VAEs consist of two models with distinct roles. The first model compresses a large amount of data into a simpler numerical form (this process is known as encoding, hence the term “autoencoder”). These numbers are then systematically organized. The second model uses these numbers to try and recreate the original data as accurately as possible. It’s akin to dehydrating food and then rehydrating it, aiming for a close resemblance to the original. Successful training occurs when the second model excels in this reconstruction task. The key lies in the orderly organization of the simplified numbers during training, ensuring that our inputs yield logical outputs, mirroring the structure of the original data.

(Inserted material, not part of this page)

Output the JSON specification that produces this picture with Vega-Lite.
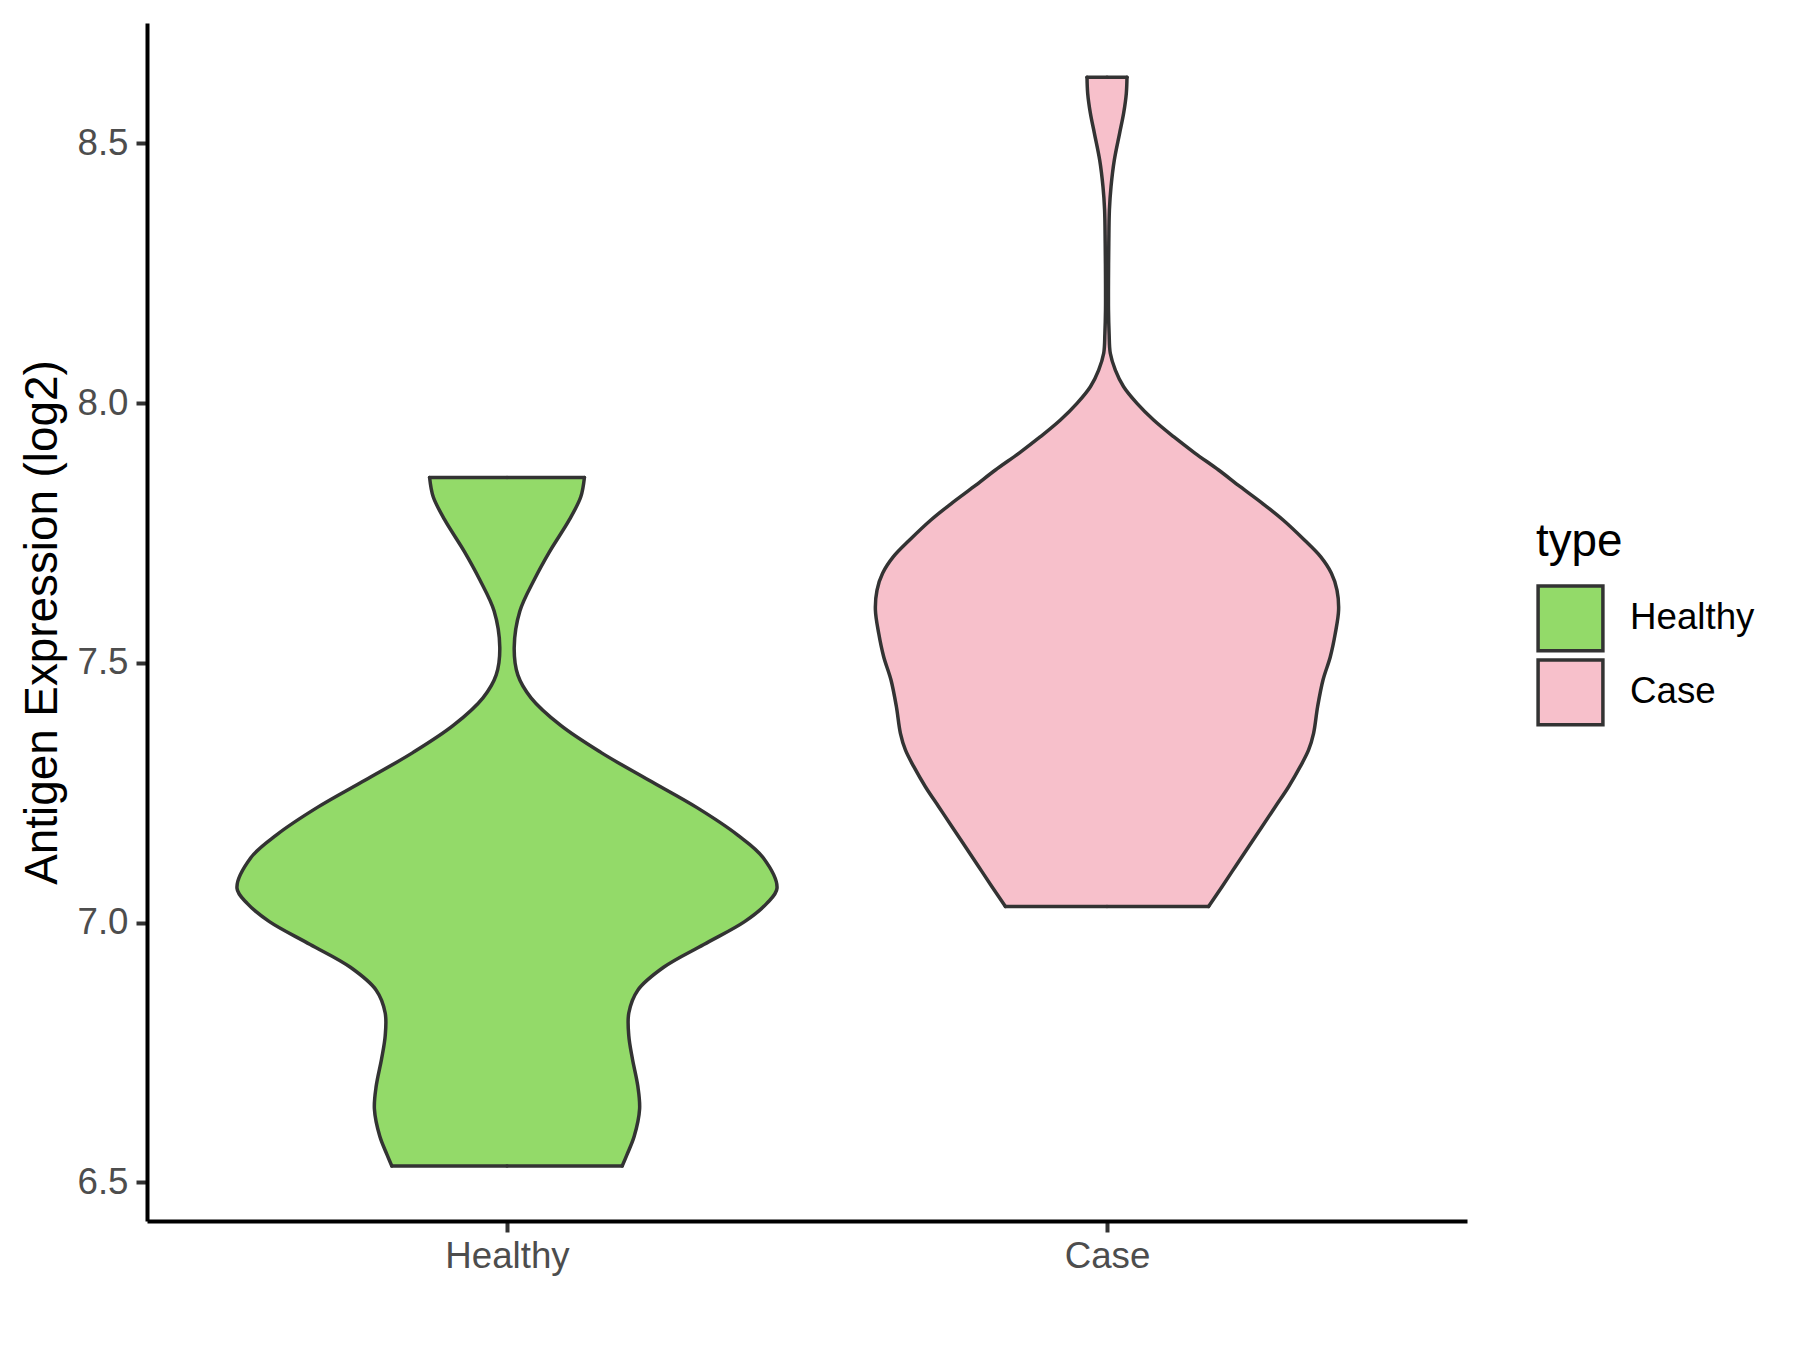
{
  "$schema": "https://vega.github.io/schema/vega-lite/v6.json",
  "width": 1320,
  "height": 1198,
  "autosize": {"type": "none"},
  "padding": {"left": 147, "top": 23, "right": 333, "bottom": 129},
  "background": "white",
  "config": {
    "font": "Liberation Sans",
    "view": {"stroke": null}
  },
  "datasets": {
    "healthy": [
      {"type": "Healthy", "i": 1, "value": 6.5314, "density": 0.192},
      {"type": "Healthy", "i": 2, "value": 6.5533, "density": 0.2},
      {"type": "Healthy", "i": 3, "value": 6.5885, "density": 0.212},
      {"type": "Healthy", "i": 4, "value": 6.6413, "density": 0.221},
      {"type": "Healthy", "i": 5, "value": 6.6852, "density": 0.218},
      {"type": "Healthy", "i": 6, "value": 6.7379, "density": 0.209},
      {"type": "Healthy", "i": 7, "value": 6.782, "density": 0.203},
      {"type": "Healthy", "i": 8, "value": 6.8259, "density": 0.203},
      {"type": "Healthy", "i": 9, "value": 6.8698, "density": 0.218},
      {"type": "Healthy", "i": 10, "value": 6.9139, "density": 0.261},
      {"type": "Healthy", "i": 11, "value": 6.9578, "density": 0.328},
      {"type": "Healthy", "i": 12, "value": 7.0018, "density": 0.396},
      {"type": "Healthy", "i": 13, "value": 7.0369, "density": 0.433},
      {"type": "Healthy", "i": 14, "value": 7.066, "density": 0.45},
      {"type": "Healthy", "i": 15, "value": 7.1248, "density": 0.427},
      {"type": "Healthy", "i": 16, "value": 7.1689, "density": 0.384},
      {"type": "Healthy", "i": 17, "value": 7.2217, "density": 0.316},
      {"type": "Healthy", "i": 18, "value": 7.2744, "density": 0.236},
      {"type": "Healthy", "i": 19, "value": 7.3271, "density": 0.157},
      {"type": "Healthy", "i": 20, "value": 7.3799, "density": 0.089},
      {"type": "Healthy", "i": 21, "value": 7.4326, "density": 0.04},
      {"type": "Healthy", "i": 22, "value": 7.4767, "density": 0.018},
      {"type": "Healthy", "i": 23, "value": 7.5294, "density": 0.012},
      {"type": "Healthy", "i": 24, "value": 7.5997, "density": 0.0215},
      {"type": "Healthy", "i": 25, "value": 7.6613, "density": 0.046},
      {"type": "Healthy", "i": 26, "value": 7.7141, "density": 0.071},
      {"type": "Healthy", "i": 27, "value": 7.7756, "density": 0.104},
      {"type": "Healthy", "i": 28, "value": 7.8196, "density": 0.123},
      {"type": "Healthy", "i": 29, "value": 7.8565, "density": 0.129}
    ],
    "healthy_ends": [
      {"type": "Healthy", "value": 6.5314, "density": 0.192},
      {"type": "Healthy", "value": 7.8565, "density": 0.129}
    ],
    "case": [
      {"type": "Case", "i": 1, "value": 7.031, "density": 0.1693},
      {"type": "Case", "i": 2, "value": 7.069, "density": 0.1917},
      {"type": "Case", "i": 3, "value": 7.1075, "density": 0.2138},
      {"type": "Case", "i": 4, "value": 7.146, "density": 0.236},
      {"type": "Case", "i": 5, "value": 7.1845, "density": 0.2583},
      {"type": "Case", "i": 6, "value": 7.223, "density": 0.2805},
      {"type": "Case", "i": 7, "value": 7.2615, "density": 0.3027},
      {"type": "Case", "i": 8, "value": 7.3, "density": 0.322},
      {"type": "Case", "i": 9, "value": 7.3322, "density": 0.336},
      {"type": "Case", "i": 10, "value": 7.3643, "density": 0.3443},
      {"type": "Case", "i": 11, "value": 7.4155, "density": 0.351},
      {"type": "Case", "i": 12, "value": 7.4669, "density": 0.36},
      {"type": "Case", "i": 13, "value": 7.5117, "density": 0.3722},
      {"type": "Case", "i": 14, "value": 7.5568, "density": 0.3805},
      {"type": "Case", "i": 15, "value": 7.6016, "density": 0.386},
      {"type": "Case", "i": 16, "value": 7.6401, "density": 0.3833},
      {"type": "Case", "i": 17, "value": 7.6723, "density": 0.374},
      {"type": "Case", "i": 18, "value": 7.7043, "density": 0.356},
      {"type": "Case", "i": 19, "value": 7.7364, "density": 0.329},
      {"type": "Case", "i": 20, "value": 7.7749, "density": 0.2935},
      {"type": "Case", "i": 21, "value": 7.807, "density": 0.259},
      {"type": "Case", "i": 22, "value": 7.839, "density": 0.222},
      {"type": "Case", "i": 23, "value": 7.8711, "density": 0.186},
      {"type": "Case", "i": 24, "value": 7.9033, "density": 0.147},
      {"type": "Case", "i": 25, "value": 7.9352, "density": 0.111},
      {"type": "Case", "i": 26, "value": 7.9674, "density": 0.0777},
      {"type": "Case", "i": 27, "value": 7.9995, "density": 0.05},
      {"type": "Case", "i": 28, "value": 8.0315, "density": 0.0277},
      {"type": "Case", "i": 29, "value": 8.0636, "density": 0.0139},
      {"type": "Case", "i": 30, "value": 8.0958, "density": 0.0055},
      {"type": "Case", "i": 31, "value": 8.1343, "density": 0.0035},
      {"type": "Case", "i": 32, "value": 8.1791, "density": 0.0025},
      {"type": "Case", "i": 33, "value": 8.2433, "density": 0.0025},
      {"type": "Case", "i": 34, "value": 8.3075, "density": 0.003},
      {"type": "Case", "i": 35, "value": 8.3716, "density": 0.004},
      {"type": "Case", "i": 36, "value": 8.4165, "density": 0.0067},
      {"type": "Case", "i": 37, "value": 8.4679, "density": 0.0122},
      {"type": "Case", "i": 38, "value": 8.5193, "density": 0.021},
      {"type": "Case", "i": 39, "value": 8.5578, "density": 0.0277},
      {"type": "Case", "i": 40, "value": 8.5963, "density": 0.0322},
      {"type": "Case", "i": 41, "value": 8.627, "density": 0.0333}
    ],
    "case_ends": [
      {"type": "Case", "value": 7.031, "density": 0.1693},
      {"type": "Case", "value": 8.627, "density": 0.0333}
    ]
  },
  "encoding": {
    "y": {
      "field": "value",
      "type": "quantitative",
      "scale": {"domain": [6.4255, 8.7316], "nice": false, "zero": false},
      "axis": {
        "values": [6.5, 7, 7.5, 8, 8.5],
        "format": ".1f",
        "title": "Antigen Expression (log2)",
        "titleFontSize": 45.8,
        "titleFontWeight": "normal",
        "titleColor": "black",
        "titlePadding": 10,
        "labelFontSize": 36.7,
        "labelColor": "#4D4D4D",
        "labelPadding": 8,
        "tickSize": 11,
        "tickWidth": 4,
        "tickColor": "#333333",
        "domainWidth": 4,
        "domainColor": "black",
        "grid": false
      }
    }
  },
  "layer": [
    {
      "data": {"name": "healthy"},
      "mark": {"type": "area", "orient": "horizontal", "interpolate": "catmull-rom", "opacity": 1},
      "encoding": {
        "x": {
          "field": "density", "type": "quantitative", "stack": null,
          "scale": {"domain": [-0.6, 1.6], "nice": false, "zero": false},
          "axis": {
            "values": [0, 1],
            "labelExpr": "datum.value == 0 ? 'Healthy' : 'Case'",
            "title": null,
            "grid": false,
            "domainColor": "black",
            "domainWidth": 4,
            "tickColor": "#333333",
            "tickWidth": 4,
            "tickSize": 11,
            "labelFontSize": 36.7,
            "labelColor": "#4D4D4D",
            "labelPadding": 6
          }
        },
        "x2": {"datum": 0},
        "color": {
          "field": "type", "type": "nominal",
          "scale": {"domain": ["Healthy", "Case"], "range": ["#93DA69", "#F7C0CB"]},
          "legend": {
            "orient": "none", "legendX": 1389, "legendY": 497,
            "title": "type", "titleFontSize": 45.8, "titleFontWeight": "normal", "titleColor": "black",
            "titlePadding": 18,
            "labelFontSize": 36.7, "labelColor": "black", "labelOffset": 25,
            "symbolType": "square", "symbolSize": 4200, "symbolStrokeColor": "#333333",
            "symbolStrokeWidth": 3.5, "symbolOpacity": 1, "rowPadding": -11, "padding": 0
          }
        }
      }
    },
    {
      "data": {"name": "healthy"},
      "mark": {"type": "area", "orient": "horizontal", "interpolate": "catmull-rom", "opacity": 1},
      "encoding": {
        "x": {"field": "density", "type": "quantitative", "stack": null, "scale": {"domain": [-1.6, 0.6], "reverse": true, "nice": false, "zero": false}, "axis": null},
        "x2": {"datum": 0},
        "color": {
          "field": "type", "type": "nominal",
          "scale": {"domain": ["Healthy", "Case"], "range": ["#93DA69", "#F7C0CB"]}
        }
      }
    },
    {
      "data": {"name": "case"},
      "mark": {"type": "area", "orient": "horizontal", "interpolate": "catmull-rom", "opacity": 1},
      "encoding": {
        "x": {"field": "density", "type": "quantitative", "stack": null, "scale": {"domain": [-1.6, 0.6], "nice": false, "zero": false}, "axis": null},
        "x2": {"datum": 0},
        "color": {
          "field": "type", "type": "nominal",
          "scale": {"domain": ["Healthy", "Case"], "range": ["#93DA69", "#F7C0CB"]}
        }
      }
    },
    {
      "data": {"name": "case"},
      "mark": {"type": "area", "orient": "horizontal", "interpolate": "catmull-rom", "opacity": 1},
      "encoding": {
        "x": {"field": "density", "type": "quantitative", "stack": null, "scale": {"domain": [-0.6, 1.6], "reverse": true, "nice": false, "zero": false}, "axis": null},
        "x2": {"datum": 0},
        "color": {
          "field": "type", "type": "nominal",
          "scale": {"domain": ["Healthy", "Case"], "range": ["#93DA69", "#F7C0CB"]}
        }
      }
    },
    {
      "data": {"name": "healthy"},
      "mark": {"type": "line", "interpolate": "catmull-rom", "color": "#333333", "strokeWidth": 3.5, "strokeJoin": "round", "strokeCap": "round"},
      "encoding": {
        "x": {"field": "density", "type": "quantitative", "scale": {"domain": [-0.6, 1.6], "nice": false, "zero": false}, "axis": null},
        "order": {"field": "i", "type": "quantitative"}
      }
    },
    {
      "data": {"name": "healthy"},
      "mark": {"type": "line", "interpolate": "catmull-rom", "color": "#333333", "strokeWidth": 3.5, "strokeJoin": "round", "strokeCap": "round"},
      "encoding": {
        "x": {"field": "density", "type": "quantitative", "scale": {"domain": [-1.6, 0.6], "reverse": true, "nice": false, "zero": false}, "axis": null},
        "order": {"field": "i", "type": "quantitative"}
      }
    },
    {
      "data": {"name": "case"},
      "mark": {"type": "line", "interpolate": "catmull-rom", "color": "#333333", "strokeWidth": 3.5, "strokeJoin": "round", "strokeCap": "round"},
      "encoding": {
        "x": {"field": "density", "type": "quantitative", "scale": {"domain": [-1.6, 0.6], "nice": false, "zero": false}, "axis": null},
        "order": {"field": "i", "type": "quantitative"}
      }
    },
    {
      "data": {"name": "case"},
      "mark": {"type": "line", "interpolate": "catmull-rom", "color": "#333333", "strokeWidth": 3.5, "strokeJoin": "round", "strokeCap": "round"},
      "encoding": {
        "x": {"field": "density", "type": "quantitative", "scale": {"domain": [-0.6, 1.6], "reverse": true, "nice": false, "zero": false}, "axis": null},
        "order": {"field": "i", "type": "quantitative"}
      }
    },
    {
      "data": {"name": "healthy_ends"},
      "mark": {"type": "rule", "color": "#333333", "strokeWidth": 3.5, "strokeCap": "round"},
      "encoding": {
        "x": {"field": "density", "type": "quantitative", "scale": {"domain": [-0.6, 1.6], "nice": false, "zero": false}, "axis": null},
        "x2": {"datum": 0}
      }
    },
    {
      "data": {"name": "healthy_ends"},
      "mark": {"type": "rule", "color": "#333333", "strokeWidth": 3.5, "strokeCap": "round"},
      "encoding": {
        "x": {"field": "density", "type": "quantitative", "scale": {"domain": [-1.6, 0.6], "reverse": true, "nice": false, "zero": false}, "axis": null},
        "x2": {"datum": 0}
      }
    },
    {
      "data": {"name": "case_ends"},
      "mark": {"type": "rule", "color": "#333333", "strokeWidth": 3.5, "strokeCap": "round"},
      "encoding": {
        "x": {"field": "density", "type": "quantitative", "scale": {"domain": [-1.6, 0.6], "nice": false, "zero": false}, "axis": null},
        "x2": {"datum": 0}
      }
    },
    {
      "data": {"name": "case_ends"},
      "mark": {"type": "rule", "color": "#333333", "strokeWidth": 3.5, "strokeCap": "round"},
      "encoding": {
        "x": {"field": "density", "type": "quantitative", "scale": {"domain": [-0.6, 1.6], "reverse": true, "nice": false, "zero": false}, "axis": null},
        "x2": {"datum": 0}
      }
    }
  ],
  "resolve": {"scale": {"x": "independent"}}
}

Using AI insights to solve real-world problems

Let’s take a practical example. I recently enjoyed creating a GAN (Generative Adversarial Network) focused on whiskey profiles. I gathered numerous whiskey reviews from the internet, transformed them into flavor profiles, and then used this data to train the GAN. The result? The ability to generate 1,000 distinctive whiskey profiles that a master distiller might realistically consider.

And the application of this generated data? I delved into it for insights to refine my home whiskey aging methods. It’s akin to consulting a vast array of master distillers for their expertise on flavor development.

Now, imagine applying this approach to global governmental challenges. Consider these scenarios where the right data and model training could provide crucial insights:

  • Banking, Financial Regulation, and Anti-Money Laundering: What new money laundering techniques might emerge? Could we simulate 10,000 financial statements to uncover potential money laundering risks? What insights could this reveal?
  • Military and Transportation Planning: What unique logistic plans could meet our objectives? By analyzing a broad range of logistical options that all fulfill our mission, could we uncover new trade-offs and considerations?
  • Central Banking Policies: How might different fiscal policies influence bank stability, especially with changes in interest rate targets? By simulating various banking outcomes in response to monetary policy shifts, could we detect unexpected risks and effects?
  • Counterintelligence Strategies: What unforeseen behavioral patterns could suggest intelligence gathering activities? Is it possible to identify unused or unknown collection methods, or to uncover previously unrecognized sources?

By harnessing the power of GANs and other advanced models, we can explore these questions and unlock new perspectives in various critical sectors.

AI is out of the barn

Generative AI extends far beyond just LLMs. In our recent exploration, we delved into a broad framework to gear up for the impending AI evolution, examined the extensive capabilities of LLMs, and ventured into various other generative AI technologies. Let me share a final thought, particularly relevant to global governments and the entities they govern.

We are advancing towards a time when AI consultation becomes essential in decision-making. This isn’t because AI will always be correct, but because soon, it might be considered negligent to make decisions without considering AI insights or relevant data-driven models of reality. Innovation is irreversible. To illustrate, ChatGPT provided me with 14 sayings that encapsulate this concept, including a particularly apt one I wasn’t familiar with: “The horse is out of the barn.”